Aim of the task: Repeat, exactly and completely, the material that follows. Omit the pictures.

Supplied information:
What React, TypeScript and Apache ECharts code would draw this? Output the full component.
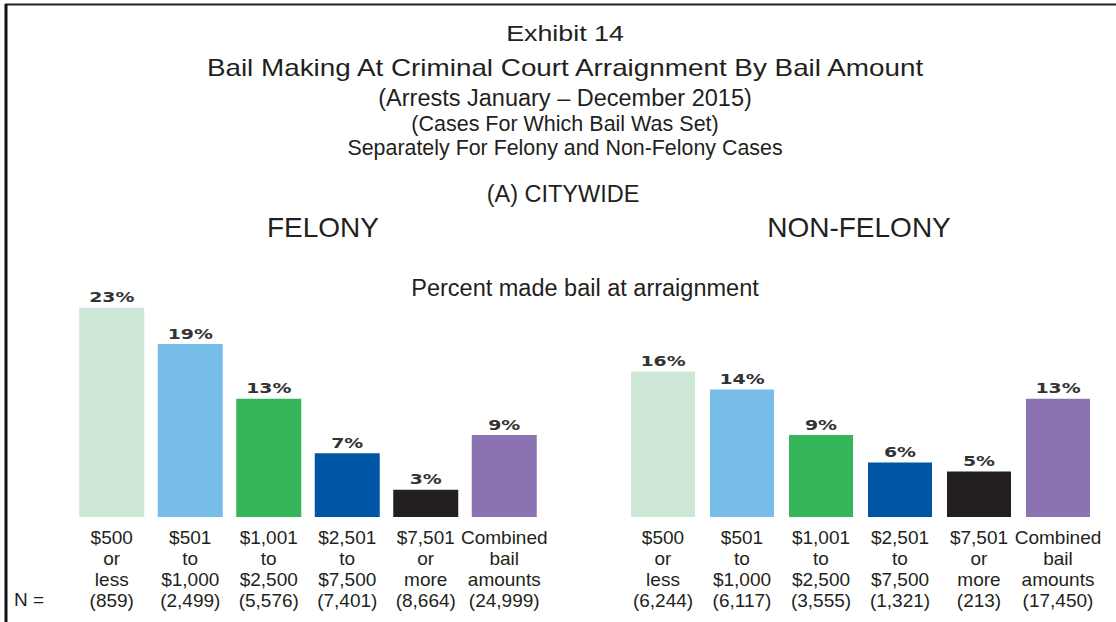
import React, { useEffect, useRef } from "react";
import * as echarts from "echarts";

const categories = [
  "$500\nor\nless",
  "$501\nto\n$1,000",
  "$1,001\nto\n$2,500",
  "$2,501\nto\n$7,500",
  "$7,501\nor\nmore",
  "Combined\nbail\namounts",
];
const felonyN = ["(859)", "(2,499)", "(5,576)", "(7,401)", "(8,664)", "(24,999)"];
const nonFelonyN = ["(6,244)", "(6,117)", "(3,555)", "(1,321)", "(213)", "(17,450)"];
const felonyValues = [23, 19, 13, 7, 3, 9];
const nonFelonyValues = [16, 14, 9, 6, 5, 13];
const barColors = ["#cde7d7", "#76bde8", "#35b55a", "#0055a5", "#231f20", "#8b73b1"];

const titleLines = [
  "Exhibit 14",
  "Bail Making At Criminal Court Arraignment By Bail Amount",
  "(Arrests January \u2013 December 2015)",
  "(Cases For Which Bail Was Set)",
  "Separately For Felony and Non-Felony Cases",
];

const FONT = "'Liberation Sans', Arial, sans-serif";
const TEXT = "#231f20";

export default function App() {
  const ref = useRef<HTMLDivElement>(null);
  useEffect(() => {
    if (!ref.current) return;
    const chart = echarts.init(ref.current, null, { renderer: "svg" });
    const labelFor = (ns: string[]) => (v: string, i: number) => `${v}\n${ns[i]}`;
    const mkData = (vals: number[]) =>
      vals.map((v, i) => ({ value: v, itemStyle: { color: barColors[i] } }));
    const xAxisBase = {
      type: "category" as const,
      data: categories,
      axisLine: { show: false },
      axisTick: { show: false },
      splitLine: { show: false },
    };
    const axisLabelBase = {
      interval: 0,
      fontFamily: FONT,
      fontSize: 19,
      lineHeight: 21,
      color: TEXT,
      margin: 10,
      align: "center" as const,
    };
    const valueLabels = (vals: number[], axis: number) => ({
      type: "custom",
      xAxisIndex: axis,
      yAxisIndex: axis,
      data: vals.map((v, i) => [i, v]),
      silent: true,
      z: 5,
      renderItem: (params: any, api: any) => {
        const pt = api.coord([api.value(0), api.value(1)]);
        return {
          type: "text",
          x: pt[0],
          y: pt[1] - 3,
          scaleX: 1.35,
          style: {
            text: `${api.value(1)}%`,
            fill: "#333",
            fontFamily: "'DejaVu Sans', sans-serif",
            fontWeight: "bold",
            fontSize: 14,
            textAlign: "center",
            textVerticalAlign: "bottom",
          },
        };
      },
    });
    const titleSizes = [22, 24, 23.5, 21.5, 21.4];
    const titleScale = [1.22, 1.16, 1, 1, 1];
    const titleY = [33, 68, 98, 124, 148];
    const centered = (text: string, x: number, y: number, fontSize: number, scaleX = 1) => ({
      type: "text",
      x,
      y,
      scaleX,
      style: { text, fontFamily: FONT, fontSize, fill: TEXT, textAlign: "center", textVerticalAlign: "middle" },
    });
    chart.setOption({
      animation: false,
      grid: [
        { left: 72.5, width: 471, top: 289.5, height: 227.5 },
        { left: 623.5, width: 474, top: 289.5, height: 227.5 },
      ],
      xAxis: [
        { ...xAxisBase, gridIndex: 0, axisLabel: { ...axisLabelBase, formatter: labelFor(felonyN) } },
        { ...xAxisBase, gridIndex: 1, axisLabel: { ...axisLabelBase, formatter: labelFor(nonFelonyN) } },
      ],
      yAxis: [
        { type: "value", gridIndex: 0, min: 0, max: 25, show: false },
        { type: "value", gridIndex: 1, min: 0, max: 25, show: false },
      ],
      series: [
        { type: "bar", xAxisIndex: 0, yAxisIndex: 0, data: mkData(felonyValues), barWidth: 65 },
        { type: "bar", xAxisIndex: 1, yAxisIndex: 1, data: mkData(nonFelonyValues), barWidth: 64 },
        valueLabels(felonyValues, 0),
        valueLabels(nonFelonyValues, 1),
      ],
      graphic: [
        { type: "line", shape: { x1: 5, y1: 4.5, x2: 1116, y2: 4.5 }, style: { stroke: "#222", lineWidth: 2 } },
        { type: "line", shape: { x1: 6, y1: 4, x2: 6, y2: 622 }, style: { stroke: "#111", lineWidth: 3 } },
        ...titleLines.map((t, i) => centered(t, 565, titleY[i], titleSizes[i], titleScale[i])),
        centered("(A) CITYWIDE", 563, 194, 23.5),
        centered("FELONY", 323, 227, 28),
        centered("NON-FELONY", 859, 227, 28),
        centered("Percent made bail at arraignment", 585, 288, 23.5),
        {
          type: "text",
          x: 14,
          y: 599,
          style: { text: "N =", fontFamily: FONT, fontSize: 19, fill: TEXT, textAlign: "left", textVerticalAlign: "middle" },
        },
      ],
    });
    return () => chart.dispose();
  }, []);
  return (
    <div
      ref={ref}
      style={{ position: "fixed", left: 0, top: 0, width: 1116, height: 622, background: "#fff" }}
    />
  );
}
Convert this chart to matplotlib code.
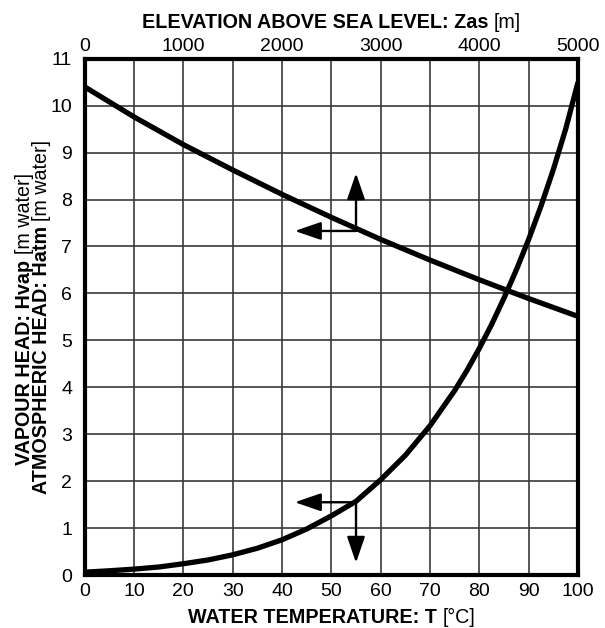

Answer to this task:
What React, TypeScript and Apache ECharts code would draw this? Output the full component.
import React, { useEffect, useRef } from "react";
import * as echarts from "echarts";

const categories = [
  "$500\nor\nless",
  "$501\nto\n$1,000",
  "$1,001\nto\n$2,500",
  "$2,501\nto\n$7,500",
  "$7,501\nor\nmore",
  "Combined\nbail\namounts",
];
const felonyN = ["(859)", "(2,499)", "(5,576)", "(7,401)", "(8,664)", "(24,999)"];
const nonFelonyN = ["(6,244)", "(6,117)", "(3,555)", "(1,321)", "(213)", "(17,450)"];
const felonyValues = [23, 19, 13, 7, 3, 9];
const nonFelonyValues = [16, 14, 9, 6, 5, 13];
const barColors = ["#cde7d7", "#76bde8", "#35b55a", "#0055a5", "#231f20", "#8b73b1"];

const titleLines = [
  "Exhibit 14",
  "Bail Making At Criminal Court Arraignment By Bail Amount",
  "(Arrests January \u2013 December 2015)",
  "(Cases For Which Bail Was Set)",
  "Separately For Felony and Non-Felony Cases",
];

const FONT = "'Liberation Sans', Arial, sans-serif";
const TEXT = "#231f20";

export default function App() {
  const ref = useRef<HTMLDivElement>(null);
  useEffect(() => {
    if (!ref.current) return;
    const chart = echarts.init(ref.current, null, { renderer: "svg" });
    const labelFor = (ns: string[]) => (v: string, i: number) => `${v}\n${ns[i]}`;
    const mkData = (vals: number[]) =>
      vals.map((v, i) => ({ value: v, itemStyle: { color: barColors[i] } }));
    const xAxisBase = {
      type: "category" as const,
      data: categories,
      axisLine: { show: false },
      axisTick: { show: false },
      splitLine: { show: false },
    };
    const axisLabelBase = {
      interval: 0,
      fontFamily: FONT,
      fontSize: 19,
      lineHeight: 21,
      color: TEXT,
      margin: 10,
      align: "center" as const,
    };
    const valueLabels = (vals: number[], axis: number) => ({
      type: "custom",
      xAxisIndex: axis,
      yAxisIndex: axis,
      data: vals.map((v, i) => [i, v]),
      silent: true,
      z: 5,
      renderItem: (params: any, api: any) => {
        const pt = api.coord([api.value(0), api.value(1)]);
        return {
          type: "text",
          x: pt[0],
          y: pt[1] - 3,
          scaleX: 1.35,
          style: {
            text: `${api.value(1)}%`,
            fill: "#333",
            fontFamily: "'DejaVu Sans', sans-serif",
            fontWeight: "bold",
            fontSize: 14,
            textAlign: "center",
            textVerticalAlign: "bottom",
          },
        };
      },
    });
    const titleSizes = [22, 24, 23.5, 21.5, 21.4];
    const titleScale = [1.22, 1.16, 1, 1, 1];
    const titleY = [33, 68, 98, 124, 148];
    const centered = (text: string, x: number, y: number, fontSize: number, scaleX = 1) => ({
      type: "text",
      x,
      y,
      scaleX,
      style: { text, fontFamily: FONT, fontSize, fill: TEXT, textAlign: "center", textVerticalAlign: "middle" },
    });
    chart.setOption({
      animation: false,
      grid: [
        { left: 72.5, width: 471, top: 289.5, height: 227.5 },
        { left: 623.5, width: 474, top: 289.5, height: 227.5 },
      ],
      xAxis: [
        { ...xAxisBase, gridIndex: 0, axisLabel: { ...axisLabelBase, formatter: labelFor(felonyN) } },
        { ...xAxisBase, gridIndex: 1, axisLabel: { ...axisLabelBase, formatter: labelFor(nonFelonyN) } },
      ],
      yAxis: [
        { type: "value", gridIndex: 0, min: 0, max: 25, show: false },
        { type: "value", gridIndex: 1, min: 0, max: 25, show: false },
      ],
      series: [
        { type: "bar", xAxisIndex: 0, yAxisIndex: 0, data: mkData(felonyValues), barWidth: 65 },
        { type: "bar", xAxisIndex: 1, yAxisIndex: 1, data: mkData(nonFelonyValues), barWidth: 64 },
        valueLabels(felonyValues, 0),
        valueLabels(nonFelonyValues, 1),
      ],
      graphic: [
        { type: "line", shape: { x1: 5, y1: 4.5, x2: 1116, y2: 4.5 }, style: { stroke: "#222", lineWidth: 2 } },
        { type: "line", shape: { x1: 6, y1: 4, x2: 6, y2: 622 }, style: { stroke: "#111", lineWidth: 3 } },
        ...titleLines.map((t, i) => centered(t, 565, titleY[i], titleSizes[i], titleScale[i])),
        centered("(A) CITYWIDE", 563, 194, 23.5),
        centered("FELONY", 323, 227, 28),
        centered("NON-FELONY", 859, 227, 28),
        centered("Percent made bail at arraignment", 585, 288, 23.5),
        {
          type: "text",
          x: 14,
          y: 599,
          style: { text: "N =", fontFamily: FONT, fontSize: 19, fill: TEXT, textAlign: "left", textVerticalAlign: "middle" },
        },
      ],
    });
    return () => chart.dispose();
  }, []);
  return (
    <div
      ref={ref}
      style={{ position: "fixed", left: 0, top: 0, width: 1116, height: 622, background: "#fff" }}
    />
  );
}
Convert this chart to matplotlib code.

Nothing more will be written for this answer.